The Politics of Defeat: George W. Bush and the “Troop Surge” — The Blame Game

By , January 11, 2007

January 11, 2007 — Earlier this week, my wife commented that President Bush was scheduled to make a “major announcement” on Wednesday (January 10) about the war in Iraq. My immediate response was to assert that Bush’s goal was simple: to announce an unacceptable, unreasonable proposal to escalate the failed “war” in order to force the Democrats to object and refuse to allow it. Then, Bush will claim that the failure of the war in Iraq is the fault of the Democrats’ refusal to accept his last-minute miracle solution, and not Bush’s fault.

I know I am cynical, but after hearing Bush’s speech last night, it is impossible to support any other conclusion. Bush proposes to return another 21,000 American soldiers to Iraq, with the very limited and specific goal of “pacifying Baghdad,” with the help of Iraqi troops. Of course, we’ve done this before, and with even more troops, and as soon as our soldiers leave, the “resistance” retakes control (or at least prevents any sense of government control).

What’s going on here? Our soldiers are part of an unwanted occupying army, with only the vaguest of goals. The Iraqis know that the “real agenda” is to insure control of their oil by American corporations, and to prevent their election of a government we don’t like. It’s hard to imagine any Iraqi citizen choosing to join an Iraqi army or police force, knowing that they are nothing more than servants of the unwanted occupying force.

Where are the comparisons? America in Iraq is not Nazi Germany in France, but it’s hard to avoid the comparison: an occupying army taking a nation by force, removing citizens in the night and keeping them in secret camps, refusing to obey international treaties, and soliciting local thugs and hooligans to become “police” and wield abusive control over their neighbors.

Oddly enough, it is the past season of “Battlestar Galactica” that seems closest to this situation: the evil robotic/cyborg/cloned Cylons conquer the last human outpost and impose conditions that seem almost completely identical to those in Iraq. Who do we root for? The underground resistance, of course, and they win in the end because evil occupying armies with vague goals are never allowed to win in literature.

We won’t win, and we can’t win, the war in Iraq. It’s impossible to win a war that has no objectives. Iraq is a country with a majority of citizens who don’t share our values — wait, no, that’s not right.

The people in Iraq are just like us. They want all the same things we want: freedom, control, education, security, and respect and tolerance for their religious belief. Like America, Iraq has some political and religious extremists and some opportunistic criminals who will take advantage of the right situation. America’s war in Iraq is “the perfect storm” for those extremists, and creates an indefensible target for bad people to attack.

Now, our Congress is faced with a politically difficult but morally simple decision: whether to allow more troops to be sent into Iraq without any genuine new mission or objective, and without any prospect of success, or to oppose the president and promptly be blamed for the “failure” of this war when our troops are finally withdrawn and the bloody civil war that we started expands and probably results in installation of an oppressive, extremist government in Iraq.

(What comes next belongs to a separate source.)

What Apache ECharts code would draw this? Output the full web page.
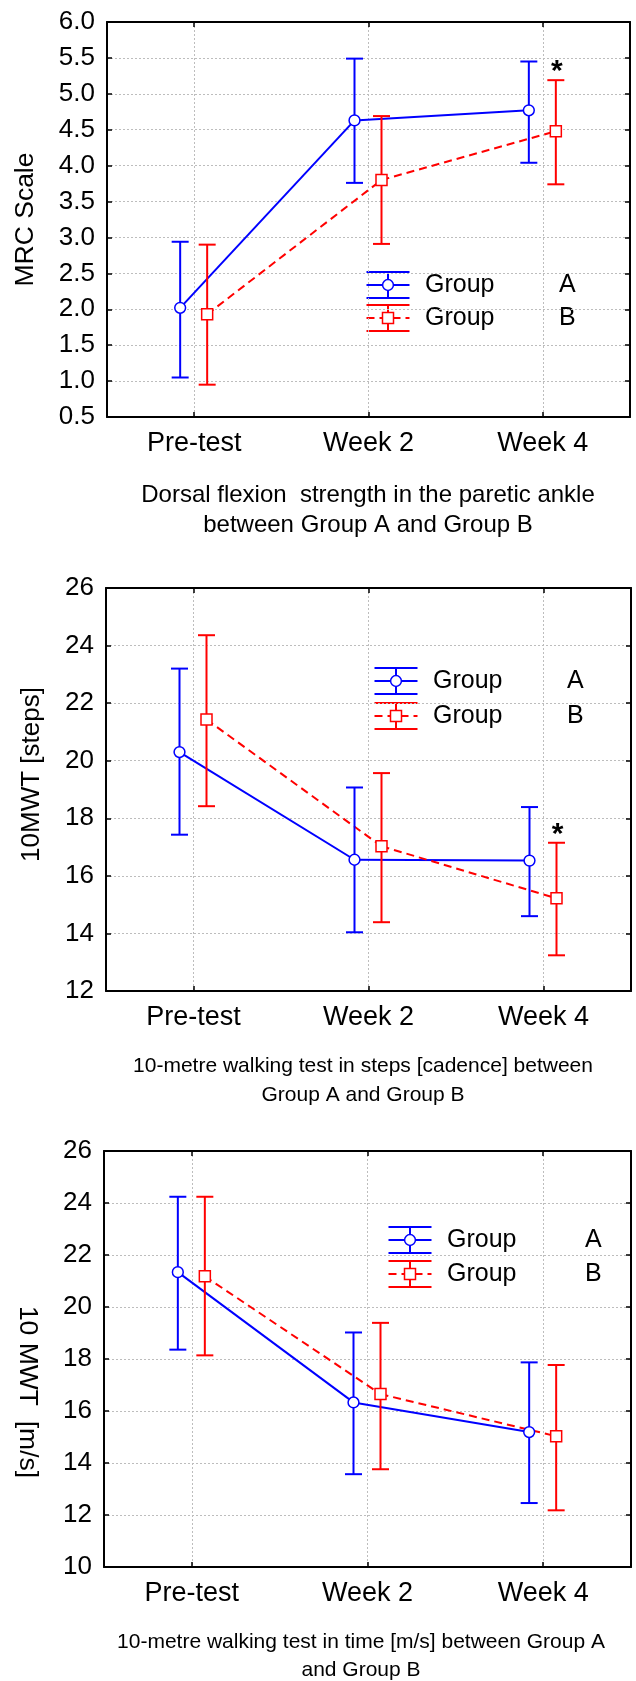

The irony is that if Bush and Cheney had actually announced five years ago that we would invade Iraq in order to secure American control of Iraq’s oil resources, or to prevent control of Iraq by an oppressive, extremist government, their failure would now be absolutely complete. Instead, they claimed then that the war was to prevent the building of weapons of mass destruction, and when that claim was proven unfounded and untrue, they claimed that the war was about removing an evil dictator from power and returning Iraq to its citizens. Since we wanted to choose which citizens would be in control, of course, the outcome was always guaranteed: prompt revolution and disposal of any government we support, as soon as our troops are out of sight.

Finally, I notice that each time I type the name of this conflict, I am disturbed, because “the war in Iraq” is hardly the right name for a war. But we don’t want to admit that this is America’s war “against” or “on” Iraq, and we can’t figure out what to call the force that we are at war with, because we don’t really know who we are at war with (or at least we don’t want to admit it).

America’s war against Iraq is over, and if we were ambivalent or ashamed of our role in Vietnam, then we should be outraged about our nation’s war on Iraq. It’s hard to imagine how the world might have been made more safe after September 11, 2001, but it’s easy to see how much less safe our president has made our nation and our world by abusing the memory of that tragic event.